Voters on Tuesday resoundingly defeated a ballot question which, if approved, would have scheduled a convention in 2019.

Unions, environmental groups, Planned Parenthood and officials from both major political parties had urged opposition. They warned that deep-pocketed special interests could use a convention to undermine existing constitutional rights and noted that the constitution can already be amended through voter referendum.

New York State AFL-CIO President Mario Cilento said working men and women "understood what was at stake."

"Our constitution has some of the strongest worker protections in the country, including the right to collectively bargain, unemployment insurance, workers' compensation," Cilento said. "... All of those rights will continue to be protected for the working men and women of this great state."

Supporters argued a convention would provide a chance to address chronic corruption and porous campaign finance rules while strengthening protections for education, health care and the environment.

The question of a constitutional convention is automatically put on the ballot every 20 years. The last convention was held in 1967.

If the question had passed, voters would have later picked delegates for the convention. Any recommended changes to the state's governing document would have had to be ratified by a statewide vote.

Voters approved a proposed constitutional amendment allowing judges to strip the pensions of corrupt officials, no matter when they were elected.

A 2011 law allowed judges to revoke or reduce pensions of crooked lawmakers, but it didn't apply to sitting lawmakers at the time. A constitutional amendment was needed to cover all lawmakers, regardless of when they were elected. This year's ballot question, if approved, will close that loophole.

More than 30 lawmakers have left office facing allegations of corruption or misconduct since 2000.

New York voters also approved a ballot question that tweaks conservation rules in the Adirondacks and the Catskills to make it easier for local governments to use land for public projects.

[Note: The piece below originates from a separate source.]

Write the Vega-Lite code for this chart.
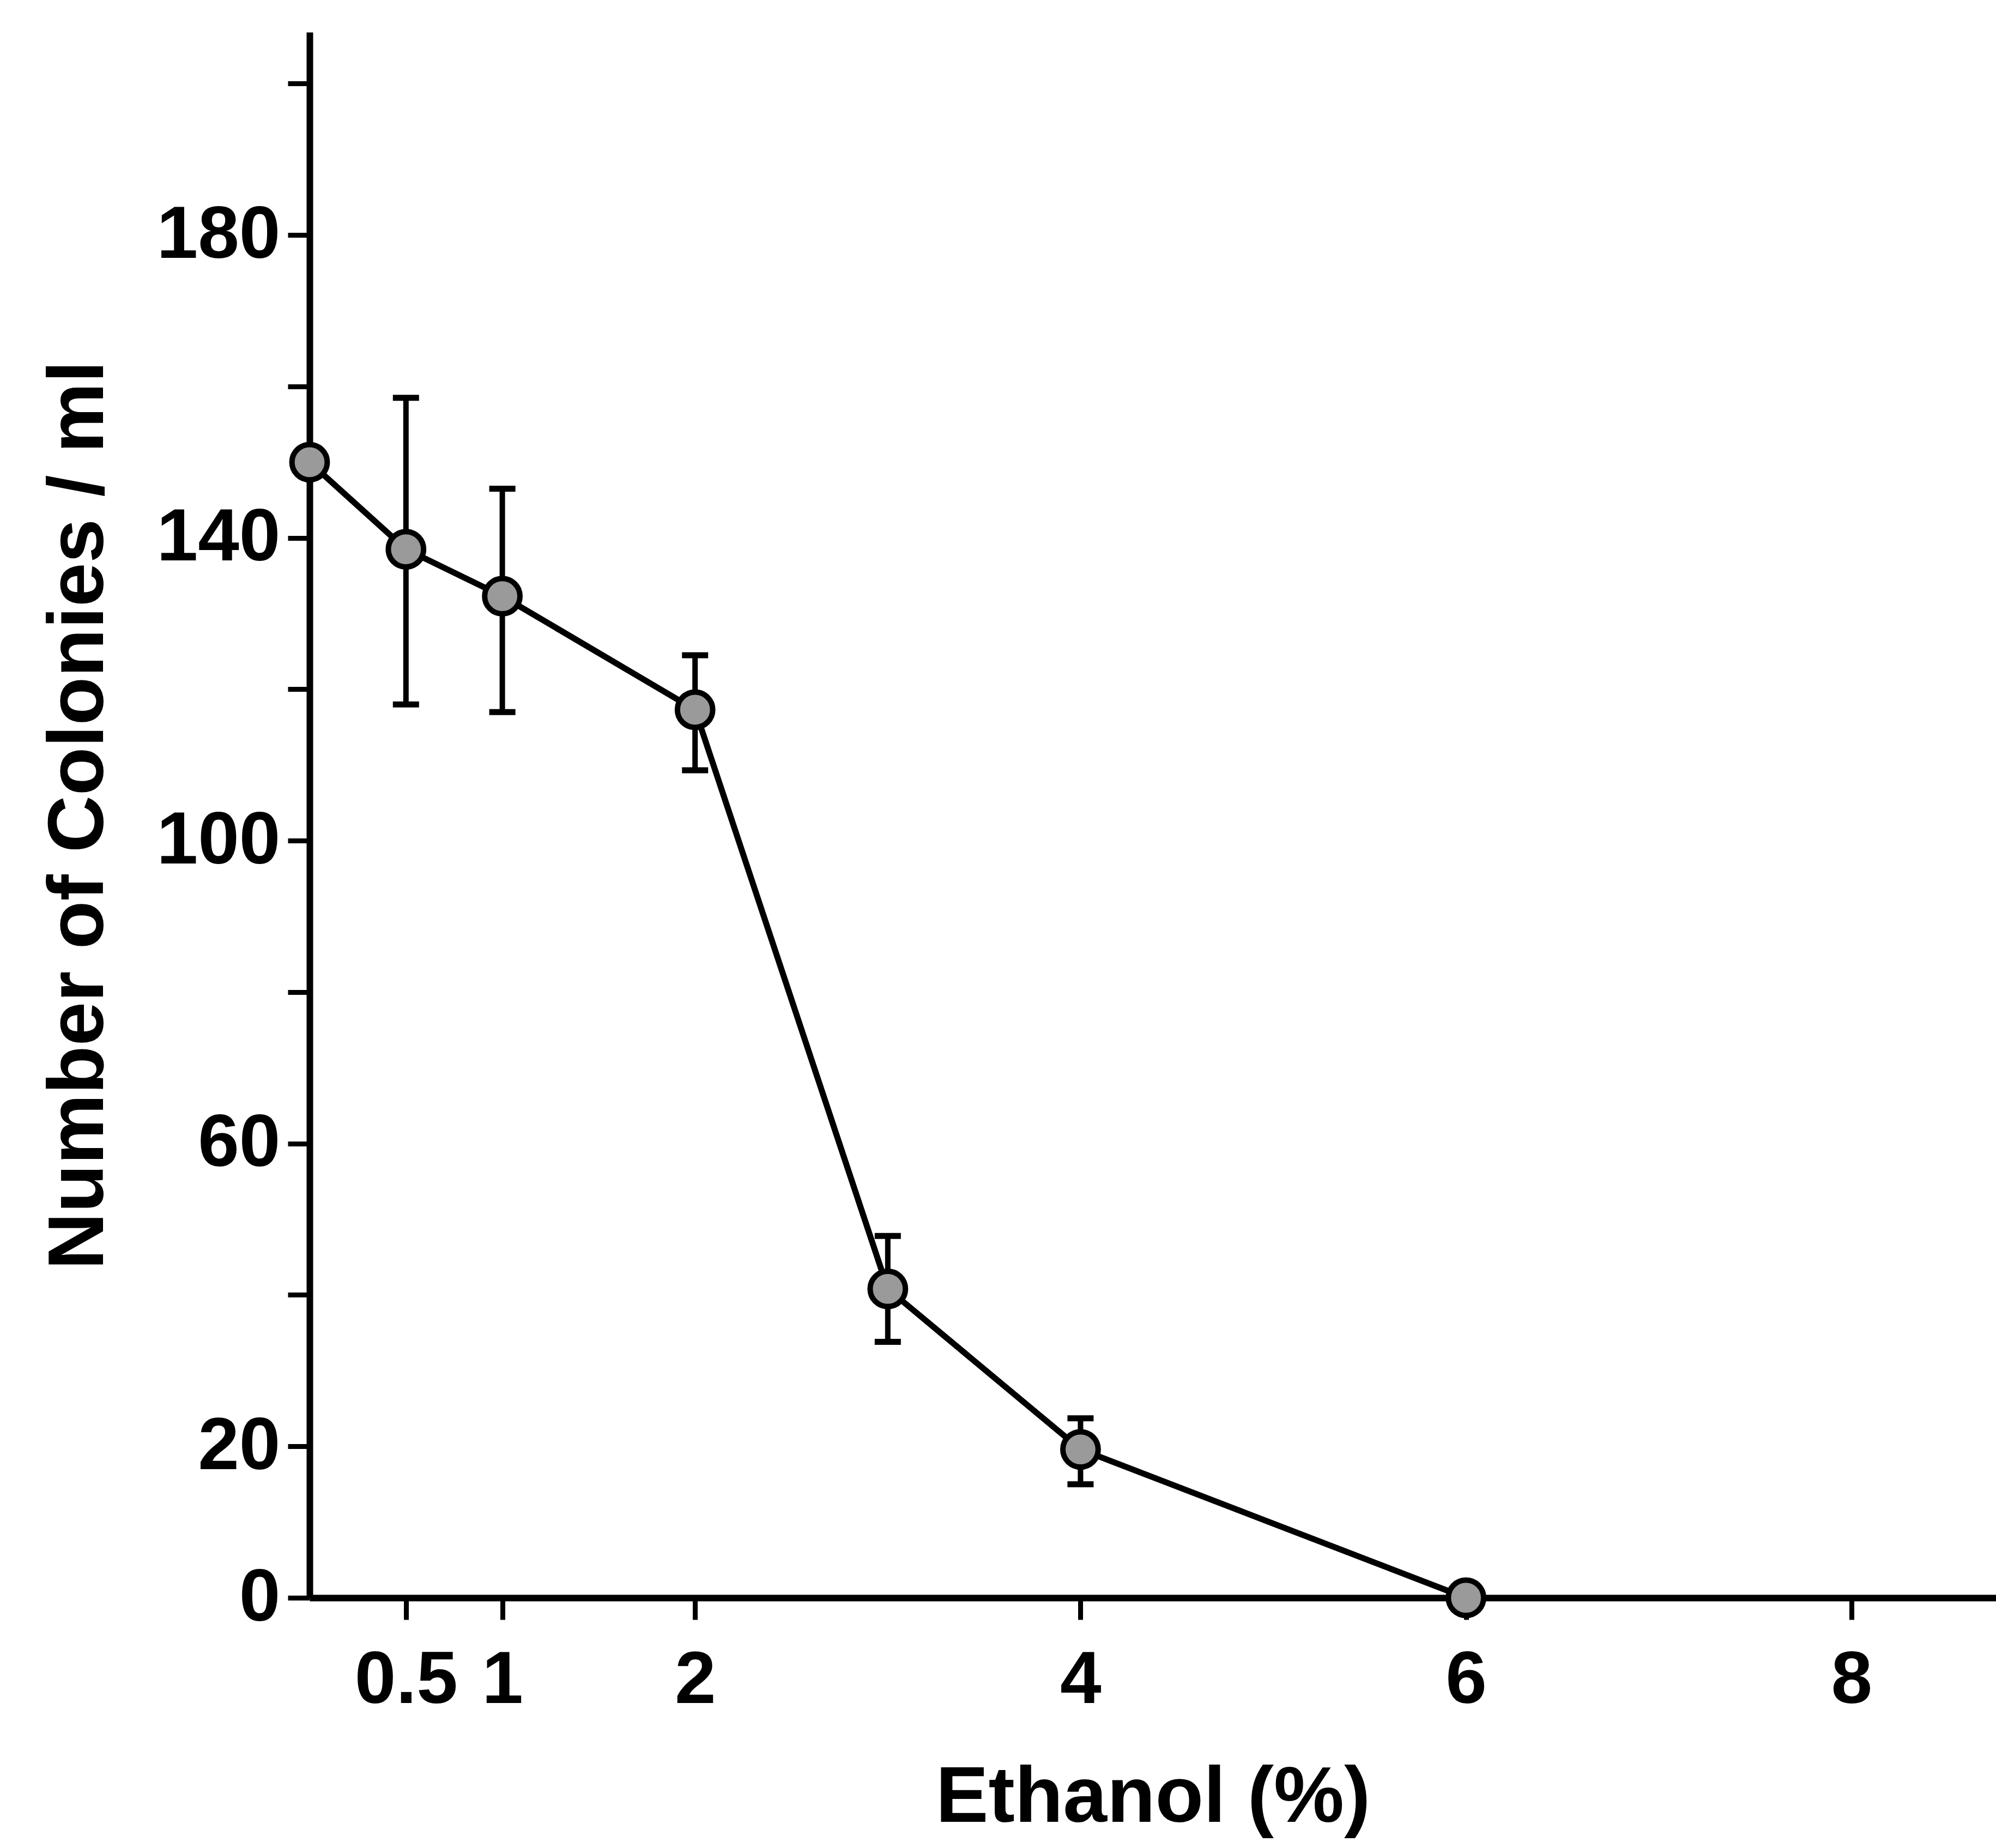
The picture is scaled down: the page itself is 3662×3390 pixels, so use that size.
{
  "$schema": "https://vega.github.io/schema/vega-lite/v6.json",
  "autosize": {"type": "none"},
  "padding": {"left": 568, "top": 59, "right": 0, "bottom": 459},
  "width": 3094,
  "height": 2872,
  "background": "white",
  "config": {
    "view": {"stroke": null},
    "font": "Liberation Sans",
    "axis": {
      "domainColor": "black",
      "domainWidth": 12,
      "tickColor": "black",
      "tickWidth": 9,
      "tickSize": 40,
      "grid": false,
      "labelFont": "Liberation Sans",
      "labelFontSize": 136,
      "labelFontWeight": "bold",
      "labelColor": "black",
      "labelLimit": 0,
      "titleFont": "Liberation Sans",
      "titleFontSize": 145,
      "titleFontWeight": "bold",
      "titleColor": "black",
      "titleLimit": 0
    }
  },
  "data": {
    "values": [
      {"ethanol": 0, "colonies": 150, "lo": null, "hi": null},
      {"ethanol": 0.5, "colonies": 138.5, "lo": 118, "hi": 158.5},
      {"ethanol": 1, "colonies": 132.3, "lo": 117, "hi": 146.5},
      {"ethanol": 2, "colonies": 117.3, "lo": 109.3, "hi": 124.5},
      {"ethanol": 3, "colonies": 40.8, "lo": 33.8, "hi": 47.8},
      {"ethanol": 4, "colonies": 19.6, "lo": 15, "hi": 23.7},
      {"ethanol": 6, "colonies": 0, "lo": null, "hi": null}
    ]
  },
  "encoding": {
    "x": {
      "field": "ethanol",
      "type": "quantitative",
      "scale": {"domain": [0, 8.75], "nice": false, "zero": false},
      "axis": {
        "title": "Ethanol (%)",
        "values": [0.5, 1, 2, 4, 6, 8],
        "format": "~g",
        "labelPadding": 45,
        "titlePadding": 95,
        "labelFlush": false
      }
    },
    "y": {
      "field": "colonies",
      "type": "quantitative",
      "scale": {"domain": [0, 206.8], "nice": false},
      "axis": {
        "title": "Number of  Colonies / ml",
        "values": [0, 20, 40, 60, 80, 100, 120, 140, 160, 180, 200],
        "labelExpr": "indexof([0, 20, 60, 100, 140, 180], datum.value) >= 0 ? datum.label : ''",
        "labelPadding": 14,
        "titlePadding": 150,
        "labelFlush": false
      }
    }
  },
  "layer": [
    {
      "mark": {"type": "rule", "color": "black", "strokeWidth": 10},
      "transform": [{"filter": "datum.lo != null"}],
      "encoding": {"y": {"field": "lo", "type": "quantitative"}, "y2": {"field": "hi"}}
    },
    {
      "mark": {"type": "tick", "orient": "horizontal", "color": "black", "opacity": 1, "size": 48, "thickness": 11},
      "transform": [{"filter": "datum.lo != null"}],
      "encoding": {"y": {"field": "lo", "type": "quantitative"}}
    },
    {
      "mark": {"type": "tick", "orient": "horizontal", "color": "black", "opacity": 1, "size": 48, "thickness": 11},
      "transform": [{"filter": "datum.hi != null"}],
      "encoding": {"y": {"field": "hi", "type": "quantitative"}}
    },
    {
      "mark": {"type": "line", "color": "black", "strokeWidth": 11},
      "encoding": {}
    },
    {
      "mark": {"type": "point", "shape": "circle", "filled": true, "fill": "#9a9a9a", "stroke": "black", "strokeWidth": 10, "size": 4200, "opacity": 1},
      "encoding": {}
    }
  ]
}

The constitutional amendment approved Tuesday will set aside 250 acres for communities to use for projects that support health, public safety and community improvement, such as bike paths or water lines.

The constitution now prohibits local governments within the Adirondacks and Catskills from building on state land unless they get statewide voter approval. It's a cumbersome and time-consuming process that local officials say often holds up progress.